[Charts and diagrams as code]
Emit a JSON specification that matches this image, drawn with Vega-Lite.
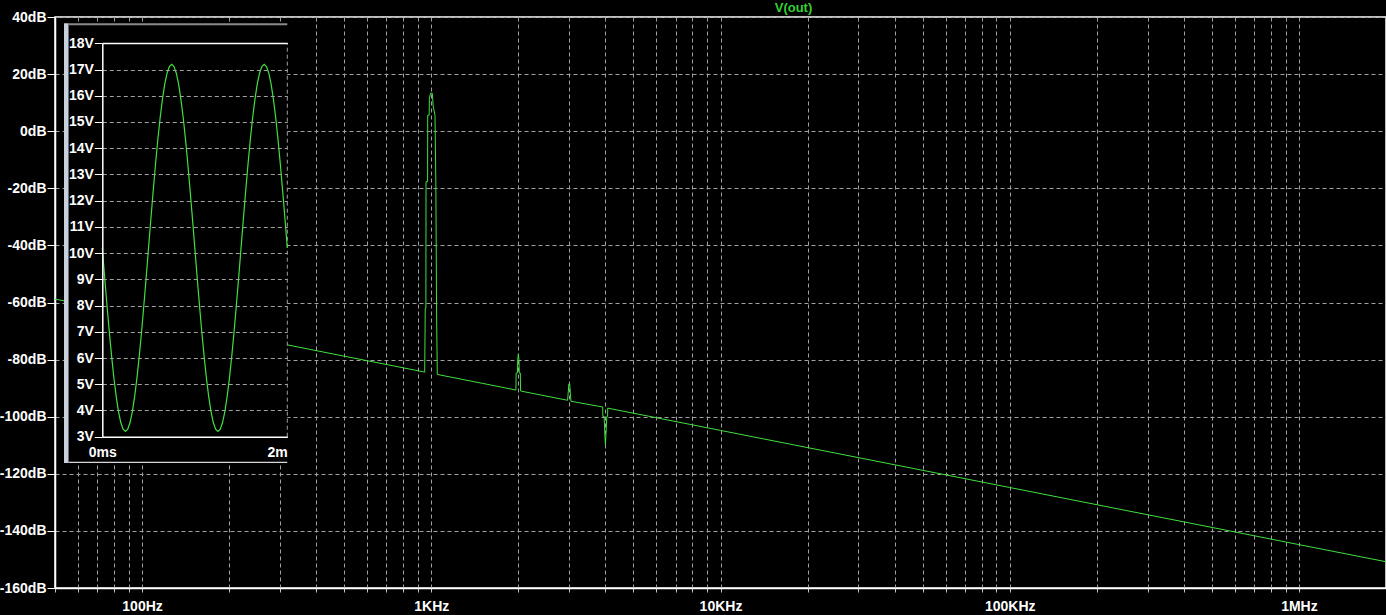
{
  "$schema": "https://vega.github.io/schema/vega-lite/v6.json",
  "width": 1331,
  "height": 571,
  "autosize": {"type": "none"},
  "padding": {"left": 55, "top": 17, "right": 0, "bottom": 27},
  "background": "black",
  "view": {"stroke": "white", "strokeWidth": 1.5, "fill": "black"},
  "title": {"text": "V(out)", "color": "#34d034", "font": "Liberation Sans", "fontSize": 13, "fontWeight": "bold", "dx": 73, "offset": -5, "frame": "group"},
  "config": {
    "axis": {"labelFont": "Liberation Sans", "labelFontSize": 14, "labelFontWeight": "bold", "labelColor": "white", "domainColor": "white", "domainWidth": 1.5, "title": null}
  },
  "datasets": {
    "spectrum": [
      {"freq": 50, "db": -58.8}, {"freq": 100, "db": -64.8}, {"freq": 200, "db": -70.8}, {"freq": 500, "db": -78.8},
      {"freq": 900, "db": -83.9}, {"freq": 949, "db": -84.4}, {"freq": 953, "db": -62}, {"freq": 958, "db": -62},
      {"freq": 959, "db": -17.7}, {"freq": 971, "db": -17.7}, {"freq": 972, "db": 5.6}, {"freq": 983, "db": 5.6},
      {"freq": 985, "db": 11.6}, {"freq": 995, "db": 13.3}, {"freq": 1008, "db": 13.3}, {"freq": 1016, "db": 8.5},
      {"freq": 1030, "db": 5.6}, {"freq": 1037, "db": -18.2}, {"freq": 1043, "db": -62.6}, {"freq": 1049, "db": -85.2},
      {"freq": 1500, "db": -88.3}, {"freq": 1948, "db": -90.6}, {"freq": 1962, "db": -90.7}, {"freq": 1965, "db": -84.7},
      {"freq": 1985, "db": -84.7}, {"freq": 1990, "db": -80.1}, {"freq": 2000, "db": -78}, {"freq": 2010, "db": -80.1},
      {"freq": 2015, "db": -84.7}, {"freq": 2032, "db": -84.7}, {"freq": 2036, "db": -91.0}, {"freq": 2960, "db": -94.25},
      {"freq": 2975, "db": -91.5}, {"freq": 2990, "db": -88.5}, {"freq": 3010, "db": -88.5}, {"freq": 3025, "db": -91.5},
      {"freq": 3040, "db": -94.6}, {"freq": 3915, "db": -96.6}, {"freq": 3920, "db": -99.9}, {"freq": 3960, "db": -99.9},
      {"freq": 3980, "db": -105.8}, {"freq": 4000, "db": -109.9}, {"freq": 4020, "db": -105.8}, {"freq": 4045, "db": -99.9},
      {"freq": 4070, "db": -99.9}, {"freq": 4075, "db": -97.0}, {"freq": 10000, "db": -104.8}, {"freq": 100000, "db": -124.8},
      {"freq": 1000000, "db": -144.8}, {"freq": 2000000, "db": -150.8}
    ],
    "wave": [
      {"t": 0, "v": 10.2}, {"t": 0.025, "v": 9.1}, {"t": 0.05, "v": 8.04}, {"t": 0.075, "v": 7.02}, {"t": 0.1, "v": 6.09},
      {"t": 0.125, "v": 5.25}, {"t": 0.15, "v": 4.54}, {"t": 0.175, "v": 3.96}, {"t": 0.2, "v": 3.54}, {"t": 0.225, "v": 3.29},
      {"t": 0.25, "v": 3.2}, {"t": 0.275, "v": 3.29}, {"t": 0.3, "v": 3.54}, {"t": 0.325, "v": 3.96}, {"t": 0.35, "v": 4.54},
      {"t": 0.375, "v": 5.25}, {"t": 0.4, "v": 6.09}, {"t": 0.425, "v": 7.02}, {"t": 0.45, "v": 8.04}, {"t": 0.475, "v": 9.1},
      {"t": 0.5, "v": 10.2}, {"t": 0.525, "v": 11.3}, {"t": 0.55, "v": 12.36}, {"t": 0.575, "v": 13.38}, {"t": 0.6, "v": 14.32},
      {"t": 0.625, "v": 15.15}, {"t": 0.65, "v": 15.86}, {"t": 0.675, "v": 16.44}, {"t": 0.7, "v": 16.86}, {"t": 0.725, "v": 17.11},
      {"t": 0.75, "v": 17.2}, {"t": 0.775, "v": 17.11}, {"t": 0.8, "v": 16.86}, {"t": 0.825, "v": 16.44}, {"t": 0.85, "v": 15.86},
      {"t": 0.875, "v": 15.15}, {"t": 0.9, "v": 14.32}, {"t": 0.925, "v": 13.38}, {"t": 0.95, "v": 12.36}, {"t": 0.975, "v": 11.3},
      {"t": 1.0, "v": 10.2}, {"t": 1.025, "v": 9.1}, {"t": 1.05, "v": 8.04}, {"t": 1.075, "v": 7.02}, {"t": 1.1, "v": 6.09},
      {"t": 1.125, "v": 5.25}, {"t": 1.15, "v": 4.54}, {"t": 1.175, "v": 3.96}, {"t": 1.2, "v": 3.54}, {"t": 1.225, "v": 3.29},
      {"t": 1.25, "v": 3.2}, {"t": 1.275, "v": 3.29}, {"t": 1.3, "v": 3.54}, {"t": 1.325, "v": 3.96}, {"t": 1.35, "v": 4.54},
      {"t": 1.375, "v": 5.25}, {"t": 1.4, "v": 6.09}, {"t": 1.425, "v": 7.02}, {"t": 1.45, "v": 8.04}, {"t": 1.475, "v": 9.1},
      {"t": 1.5, "v": 10.2}, {"t": 1.525, "v": 11.3}, {"t": 1.55, "v": 12.36}, {"t": 1.575, "v": 13.38}, {"t": 1.6, "v": 14.32},
      {"t": 1.625, "v": 15.15}, {"t": 1.65, "v": 15.86}, {"t": 1.675, "v": 16.44}, {"t": 1.7, "v": 16.86}, {"t": 1.725, "v": 17.11},
      {"t": 1.75, "v": 17.2}, {"t": 1.775, "v": 17.11}, {"t": 1.8, "v": 16.86}, {"t": 1.825, "v": 16.44}, {"t": 1.85, "v": 15.86},
      {"t": 1.875, "v": 15.15}, {"t": 1.9, "v": 14.32}, {"t": 1.925, "v": 13.38}, {"t": 1.95, "v": 12.36}, {"t": 1.975, "v": 11.3},
      {"t": 2.0, "v": 10.2}
    ]
  },
  "layer": [
    {
      "data": {"name": "spectrum"},
      "mark": {"type": "line", "color": "#40e040", "strokeWidth": 1},
      "encoding": {
        "x": {
          "field": "freq", "type": "quantitative",
          "scale": {"type": "log", "domain": [50, 2000000], "nice": false},
          "axis": {
            "orient": "bottom",
            "values": [50, 60, 70, 80, 90, 100, 200, 300, 400, 500, 600, 700, 800, 900, 1000, 2000, 3000, 4000, 5000, 6000, 7000, 8000, 9000, 10000, 20000, 30000, 40000, 50000, 60000, 70000, 80000, 90000, 100000, 200000, 300000, 400000, 500000, 600000, 700000, 800000, 900000, 1000000, 2000000],
            "tickCount": 200,
            "grid": true, "gridColor": "#a0a0a0", "gridDash": [4, 3], "gridWidth": 1,
            "tickColor": "#c0c0c0", "tickSize": 4,
            "labelExpr": "datum.value == 100 ? '100Hz' : datum.value == 1000 ? '1KHz' : datum.value == 10000 ? '10KHz' : datum.value == 100000 ? '100KHz' : datum.value == 1000000 ? '1MHz' : ''",
            "labelPadding": 7, "labelOverlap": false, "labelFlush": false, "labelBound": false
          }
        },
        "y": {
          "field": "db", "type": "quantitative",
          "scale": {"domain": [-160, 40], "nice": false, "zero": false},
          "axis": {
            "orient": "left",
            "values": [-160, -140, -120, -100, -80, -60, -40, -20, 0, 20, 40],
            "tickCount": 100,
            "grid": true, "gridColor": "#a0a0a0", "gridDash": [4, 3], "gridWidth": 1,
            "tickColor": "white", "tickSize": 8, "labelPadding": 1,
            "labelExpr": "datum.value + 'dB'", "labelOverlap": false
          }
        }
      }
    },
    {
      "layer": [
        {
          "data": {"values": [{"part": "window"}]},
          "mark": {"type": "rect", "color": "black"},
          "encoding": {
            "x": {"datum": -0.414, "type": "quantitative", "scale": {"domain": [0, 2], "range": [47.3, 232.3], "nice": false, "zero": false}},
            "x2": {"datum": 2},
            "y": {"datum": 2.0, "type": "quantitative", "scale": {"domain": [3, 18], "range": [419.7, 26.3], "nice": false, "zero": false}},
            "y2": {"datum": 18.76}
          }
        },
        {
          "data": {"values": [{"part": "left border"}]},
          "mark": {"type": "rect", "color": "#c8d0dc"},
          "encoding": {
            "x": {"datum": -0.414, "type": "quantitative"},
            "x2": {"datum": -0.365},
            "y": {"datum": 2.0, "type": "quantitative"},
            "y2": {"datum": 18.76}
          }
        },
        {
          "data": {"values": [{"part": "top border"}]},
          "mark": {"type": "rect", "color": "#8a8a8a"},
          "encoding": {
            "x": {"datum": -0.365, "type": "quantitative"},
            "x2": {"datum": 2},
            "y": {"datum": 18.69, "type": "quantitative"},
            "y2": {"datum": 18.76}
          }
        },
        {
          "data": {"values": [{"part": "bottom border"}]},
          "mark": {"type": "rect", "color": "#d8d8d8"},
          "encoding": {
            "x": {"datum": -0.365, "type": "quantitative"},
            "x2": {"datum": 2},
            "y": {"datum": 2.0, "type": "quantitative"},
            "y2": {"datum": 2.045}
          }
        },
        {
          "data": {"values": [{"part": "2ms grid line"}]},
          "mark": {"type": "rule", "color": "#a0a0a0", "strokeDash": [4, 3], "strokeWidth": 1},
          "encoding": {
            "x": {"datum": 2, "type": "quantitative"},
            "y": {"datum": 3, "type": "quantitative"},
            "y2": {"datum": 18}
          }
        },
        {
          "data": {"name": "wave"},
          "mark": {"type": "line", "color": "#40e040", "strokeWidth": 1.2},
          "encoding": {
            "x": {
              "field": "t", "type": "quantitative",
              "scale": {"domain": [0, 2], "range": [47.3, 232.3], "nice": false, "zero": false},
              "axis": {
                "orient": "bottom", "offset": -151.3, "values": [0, 2], "tickCount": 100, "zindex": 1,
                "grid": false,
                "ticks": false,
                "labelExpr": "datum.value == 0 ? '0ms' : '2m'",
                "labelAlign": {"condition": {"test": "datum.value == 2", "value": "right"}, "value": "center"},
                "labelPadding": 9, "labelOverlap": false, "labelFlush": false, "labelBound": false
              }
            },
            "y": {
              "field": "v", "type": "quantitative",
              "scale": {"domain": [3, 18], "range": [419.7, 26.3], "nice": false, "zero": false},
              "axis": {
                "orient": "left", "offset": -47.3, "zindex": 1,
                "values": [3, 4, 5, 6, 7, 8, 9, 10, 11, 12, 13, 14, 15, 16, 17, 18],
                "tickCount": 100,
                "grid": true,
                "gridColor": {"condition": {"test": "datum.value == 18", "value": "white"}, "value": "#a0a0a0"},
                "gridDash": {"condition": {"test": "datum.value == 18", "value": []}, "value": [4, 3]},
                "gridWidth": {"condition": {"test": "datum.value == 18", "value": 1.5}, "value": 1},
                "tickColor": "white", "tickSize": 8, "labelPadding": 1,
                "labelExpr": "datum.value + 'V'", "labelOverlap": false, "labelFlush": false, "labelBound": false
              }
            }
          }
        }
      ]
    }
  ],
  "resolve": {"scale": {"x": "independent", "y": "independent"}, "axis": {"x": "independent", "y": "independent"}}
}
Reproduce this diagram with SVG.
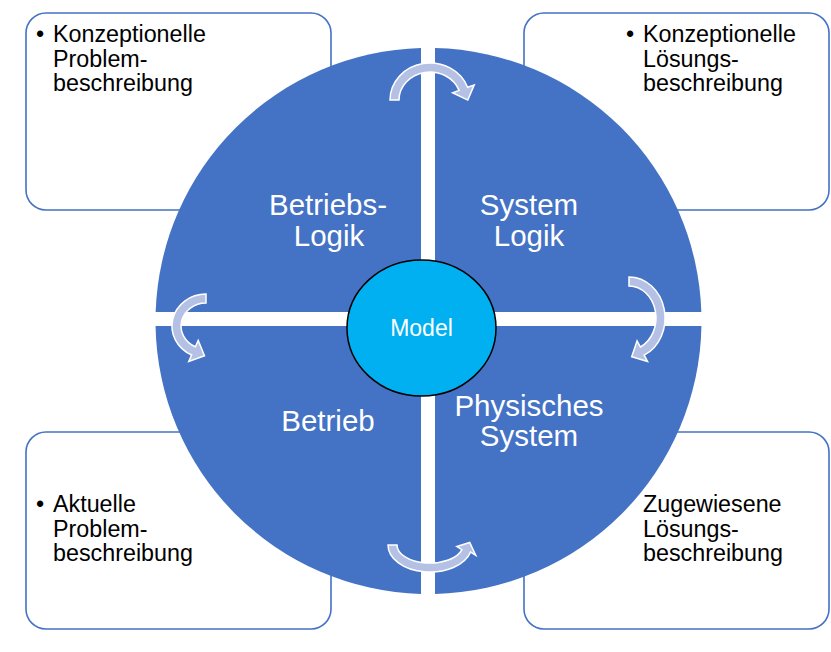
<svg xmlns="http://www.w3.org/2000/svg" width="831" height="652" viewBox="0 0 831 652">
<style>
.box{fill:#fff;stroke:#4472C4;stroke-width:1.6}
.quad{fill:#4472C4}
.qt{font-family:"Liberation Sans",Arial,sans-serif;font-size:29.5px;fill:#fff;text-anchor:middle}
.bt{font-family:"Liberation Sans",Arial,sans-serif;font-size:23.3px;fill:#000}
.arr{fill:#B4C1E4;stroke:#fff;stroke-width:1.5;stroke-linejoin:miter}
</style>
<rect width="831" height="652" fill="#fff"/>
<g id="box-tl"><rect class="box" x="26" y="13" width="305" height="197" rx="20"/>
<text class="bt" x="36" y="42">•</text>
<text class="bt"><tspan x="53" y="42">Konzeptionelle</tspan><tspan x="53" y="66.5">Problem-</tspan><tspan x="53" y="91">beschreibung</tspan></text></g>
<g id="box-tr"><rect class="box" x="524" y="13" width="305" height="197" rx="20"/>
<text class="bt" x="626" y="42">•</text>
<text class="bt"><tspan x="643" y="42">Konzeptionelle</tspan><tspan x="643" y="66.5">Lösungs-</tspan><tspan x="643" y="91">beschreibung</tspan></text></g>
<g id="box-bl"><rect class="box" x="26" y="432" width="305" height="197" rx="20"/>
<text class="bt" x="36" y="512">•</text>
<text class="bt"><tspan x="53" y="512">Aktuelle</tspan><tspan x="53" y="536.5">Problem-</tspan><tspan x="53" y="561">beschreibung</tspan></text></g>
<g id="box-br"><rect class="box" x="524" y="432" width="305" height="197" rx="20"/>
<text class="bt"><tspan x="643" y="512">Zugewiesene</tspan><tspan x="643" y="536.5">Lösungs-</tspan><tspan x="643" y="561">beschreibung</tspan></text></g>
<g id="q-betriebslogik"><path class="quad" d="M421,312 L155.65,312 A273,273 0 0 1 421,48.1 Z"/>
<text class="qt"><tspan x="328" y="215">Betriebs-</tspan><tspan x="329" y="246">Logik</tspan></text></g>
<g id="q-systemlogik"><path class="quad" d="M435,312 L435,48.08 A273,273 0 0 1 701.35,312 Z"/>
<text class="qt"><tspan x="529" y="215">System</tspan><tspan x="529" y="246">Logik</tspan></text></g>
<g id="q-betrieb"><path class="quad" d="M421,326 L421,593.9 A273,273 0 0 1 155.55,326 Z"/>
<text class="qt" x="328" y="431">Betrieb</text></g>
<g id="q-physisches"><path class="quad" d="M435,326 L701.45,326 A273,273 0 0 1 435,593.92 Z"/>
<text class="qt"><tspan x="529" y="416">Physisches</tspan><tspan x="529" y="446">System</tspan></text></g>
<g id="model"><ellipse cx="421.5" cy="328" rx="74.5" ry="68" fill="#00B0F0" stroke="#000" stroke-width="1.5"/>
<text x="421.5" y="336" font-family="Liberation Sans,Arial,sans-serif" font-size="23" fill="#fff" text-anchor="middle">Model</text></g>
<g id="connectors">
<path class="arr" d="M390,100 A40,37 0 0 1 467.6,87.3 L474.2,85 L467.8,100.1 L452.6,92.8 L459.1,90.4 A31,28 0 0 0 399,100 Z"/>
<path class="arr" d="M629,277 A36,41 0 0 1 644.2,355.2 L647.5,361.4 L631.7,356.7 L637.1,340.8 L640.4,347 A27,32 0 0 0 629,286 Z"/>
<path class="arr" d="M388,545 A42,27 0 0 0 470.6,552 L475.7,555.2 L469.7,542.5 L456.8,546.5 L461.9,549.7 A33,18 0 0 1 397,545 Z"/>
<path class="arr" d="M206,294 A34,32 0 0 0 191.6,355 L188.8,361.4 L204.5,355.7 L198.2,340.4 L195.4,346.8 A25,23 0 0 1 206,303 Z"/>
</g>
</svg>
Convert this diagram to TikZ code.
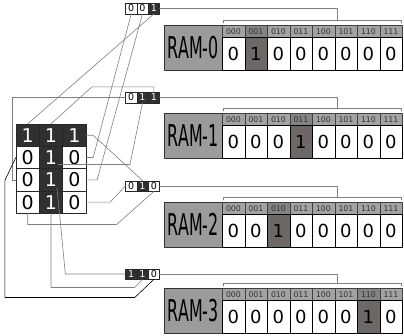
\documentclass[tikz,border=0pt]{standalone}
\usepackage{fontspec}
\setmainfont{DejaVu Sans}
\usetikzlibrary{calc}
\definecolor{cdark}{HTML}{303030}
\definecolor{chot}{HTML}{6D6866}
\definecolor{chead}{HTML}{A3A3A3}
\definecolor{cwire}{HTML}{808080}
\begin{document}
\begin{tikzpicture}[x=1pt,y=-1pt,line join=round,line cap=round,
    cell/.style={draw=black!85,minimum width=23.3pt,minimum height=22.3pt,inner sep=0pt,font=\fontsize{19}{19}\selectfont},
    abit/.style={draw=black!85,minimum width=11.3pt,minimum height=10.5pt,inner sep=0pt,font=\fontsize{9.5}{9.5}\selectfont},
    bit0/.style={fill=white},
    bit1/.style={fill=cdark,text=white},
    ramlabel/.style={draw=black!80,fill=chead!95!black,minimum width=58pt,minimum height=44.5pt,inner sep=0pt,anchor=north west},
    head/.style={draw=black!75,fill=chead,minimum width=22.5pt,minimum height=12pt,inner sep=0pt,anchor=north west,font=\fontsize{7.8}{7.8}\selectfont,text=black!80},
    val/.style={draw=black,fill=white,minimum width=22.5pt,minimum height=32.5pt,inner sep=0pt,anchor=north west,font=\fontsize{18}{18}\selectfont},
    hot0/.style={},
    hot1/.style={fill=chot},
    headhot0/.style={},
    headhot1/.style={fill=chot!55!chead},
    wire/.style={draw=cwire,line width=0.6pt}]
  \useasboundingbox (0,0) rectangle (404,335);
  % left matrix
  \foreach \r in {1,...,4}
    \foreach \c in {1,2,3} {
      \pgfmathtruncatemacro\bit{(\r==1)||(\c==2)}
      \node[cell,bit\bit] (m\r\c) at ({27.7+23.3*(\c-1)},{135.2+22.3*(\r-1)}) {\bit};
    }
  % address boxes
  \foreach \n/\y/\bits in {0/8.5/{0,0,1},1/97.5/{0,1,1},2/186/{0,1,0},3/274/{1,1,0}}
    \foreach \b [count=\i] in \bits
      \node[abit,bit\b] (a\n\i) at ({131.2+11.3*(\i-1)},\y) {\b};
  % RAM blocks
  \foreach \n/\y/\hot in {0/25/1,1/113/3,2/202/2,3/288/6} {
    \node[ramlabel] (r\n) at (164,\y) {\fontsize{30}{30}\selectfont\scalebox{0.53}[1]{RAM-\n}};
    \foreach \k [count=\i from 0] in {000,001,010,011,100,101,110,111} {
      \pgfmathtruncatemacro\on{\i==\hot}
      \node[head,headhot\on] (h\n\i) at ({222+22.5*\i},\y) {\k};
      \node[val,hot\on] (v\n\i) at ({222+22.5*\i},\y+12) {\on};
    }
    \coordinate (b\n) at (337,\y-5);
    \draw[wire] (223,\y-2) -- (223,\y-5) -- (401,\y-5) -- (401,\y-2);
    \draw[wire] (a\n3.east) -| (b\n);
  }
  % matrix to address boxes
  \draw[wire] (m23.east) -- ++(7,0) -- (a01.south);
  \draw[wire] (m33.east) -- ++(11,0) -- (a02.south);
  \draw[wire] (m11.north) -- (a03.south);
  \draw[wire] (m31.west) -- ++(-4,0) |- (a11.west);
  \draw[wire] ([xshift=7pt,yshift=-7pt]m22.center) -- ++(72,0) -- (a12.south);
  \draw[wire] (m12.north) -- ++(41,-37) -| (a13.north);
  \draw[wire] (m43.east) -- ++(24,0) -- (a21.west);
  \draw[wire] (m13.east) -- ++(7,0) -- (a22.north);
  \draw[wire] (m41.south) -- ++(0,11) -- ++(89,0) -- (a23.south);
  \draw[wire] ([xshift=6pt,yshift=-8pt]m32.center) -- ([xshift=-60pt]a31.west) -- (a31.west);
  \draw[wire] (m42.south) |- ([xshift=-8pt,yshift=-8pt]a32.south) -- (a32.south);
  \draw[wire,draw=black] (m21.west) -- ++(-11,23) |- ([xshift=-19pt,yshift=-18pt]a33.south) -- (a33.south);
\end{tikzpicture}
\end{document}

* STATED TASK *
Check each line of the records for the word "with" and extract those that contain it.

* SOLUTION FOR THIS PROBLEM *
Emit a JSON specification that matches this image, drawn with Vega-Lite.
Reproduce this diagram with SVG.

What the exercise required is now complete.